Durante bastante tiempo se ha demonizado a los periodistas de investigación que denunciaban las tramas de corrupción de nuestros gobernantes. Pero cuando han aparecido los últimos informes de la UCO —respetados por todos—, que en gran parte corroboran lo investigado por estos profesionales, se ha comenzado a dignificar su trabajo. Aunque algunos de ellos se vieron sometidos al menosprecio de sus propios compañeros.
En algún caso, estos profesionales se han enfrentado a demandas judiciales de todo tipo, aunque casi ninguna ha prosperado. Mientras que quienes han actuado al servicio de los poderosos han gozado de todo tipo de privilegios, pero renunciando, eso sí, a la veracidad o al rigor que recoge el código ético de su profesión. Y lo más grave de todo es que han puesto en cuestión su independencia al apoyar a quienes los financian.

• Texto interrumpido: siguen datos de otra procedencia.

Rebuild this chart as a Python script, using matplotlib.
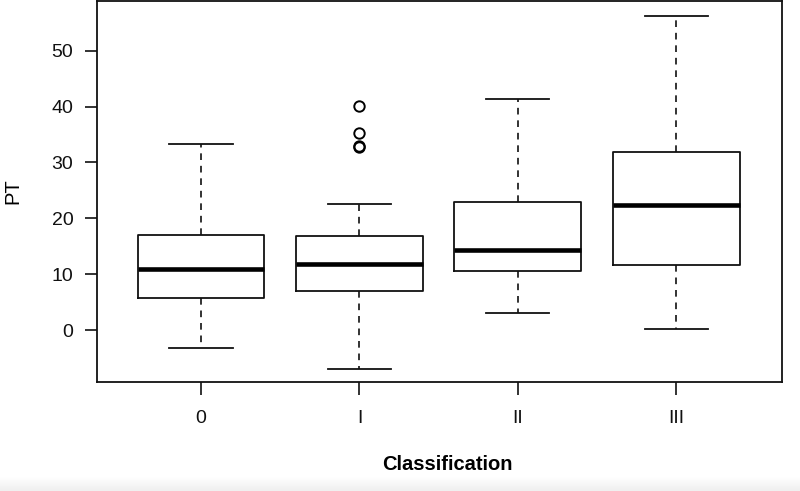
import matplotlib
matplotlib.use("Agg")
import matplotlib.pyplot as plt
from matplotlib.patches import Rectangle
import numpy as np

categories = ["0", "I", "II", "III"]
whisker_low = [-3.3, -6.9, 3.1, 0.1]
q1 = [5.8, 6.9, 10.5, 11.7]
medians = [10.9, 11.9, 14.4, 22.4]
q3 = [17.1, 16.9, 22.85, 31.8]
whisker_high = [33.3, 22.55, 41.4, 56.3]
outliers = [[], [40.1, 35.2, 33.0, 32.8], [], []]
y_ticks = [0, 10, 20, 30, 40, 50]

plt.rcParams['font.family'] = ['Liberation Sans', 'DejaVu Sans']

fig = plt.figure(figsize=(8, 4.91), dpi=100)
# light gray screenshot band at bottom
for i, a in enumerate(np.linspace(0, 1, 14)):
    fig.patches.append(Rectangle((0, (13 - i) / 491), 1, 1 / 491, transform=fig.transFigure,
                                 color=(1 - 0.06 * a,) * 3, zorder=-10))

ax = fig.add_axes([97 / 800, 1 - 382 / 491, (782 - 97) / 800, (382 - 1) / 491])

stats = []
for i, c in enumerate(categories):
    stats.append(dict(label=c, whislo=whisker_low[i], q1=q1[i], med=medians[i],
                      q3=q3[i], whishi=whisker_high[i], fliers=outliers[i]))

positions = np.arange(1, len(categories) + 1)
ax.bxp(stats, positions=positions, widths=0.8, showfliers=True,
       boxprops=dict(color='#111111', linewidth=1.3),
       medianprops=dict(color='black', linewidth=3.3, solid_capstyle='butt'),
       whiskerprops=dict(color='#111111', linewidth=1.2, linestyle=(0, (4, 3.5))),
       capprops=dict(color='#111111', linewidth=1.3),
       capwidths=0.4,
       flierprops=dict(marker='o', markersize=7.5, markerfacecolor='none',
                       markeredgecolor='black', markeredgewidth=1.4))

ax.set_xlim(0.343, 4.668)
ax.set_ylim(-9.3, 58.9)
ax.set_yticks(y_ticks)
ax.set_yticklabels([str(v) for v in y_ticks])
ax.set_xticks(positions)
ax.set_xticklabels(categories)
ax.tick_params(axis='both', length=9, width=1.2, labelsize=14, pad=8, colors='#111111')
ax.tick_params(axis='x', pad=11)
for s in ax.spines.values():
    s.set_linewidth(1.3)
    s.set_color('#111111')

fig.text(13 / 800, 1 - 191 / 491, "PT", rotation=90, fontsize=14.5, ha='center', va='center')
fig.text(447 / 800, 1 - 465 / 491, "Classification", fontsize=14.5, fontweight='bold',
         ha='center', va='center')

fig.savefig("out.png", dpi=100)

Hace unos días el hispanista irlandés afincado en España, Iam Gibson, decía, —en relación con la corrupción que parece acorralar al partido del gobierno—, que «España es el país de la picaresca»; «la corrupción está en el pueblo y en los políticos»; o «este país lleva siglos arrastrando la corrupción». Pero él no lo decía como crítica, lo hacía para constatar una realidad que lo destruye personalmente y lo deja con el alma por los suelos, según su relato.
La sociedad española tiene que tener memoria de lo que ha sido nuestra tradición histórica sobre esta cuestión. Desde Fernando VII la corrupción siempre ha estado presente en la política española. En todas las formas de Estado —monarquía absoluta, liberal o parlamentaria; en periodos republicanos; o en las dictaduras—. Y ha estado en la mayoría de los gobiernos que hemos tenido desde hace más de doscientos años.
Aunque la inexplicable amnesia del pueblo español no puede servir de excusa para que sea impune. Es necesario erradicarla de una vez por todas.
Hoy es difícil desligar la sumisión a gobernantes corruptos de algunos ciudadanos por motivos ideológicos o sentimentales que son tan complicados de defender como difíciles de argumentar. Y se puede entender, aunque no justificar, a quienes por intereses personales los apoyan. Pero a quien ha probado determinados manjares no le gustan las lentejas, como le ocurría al filósofo griego.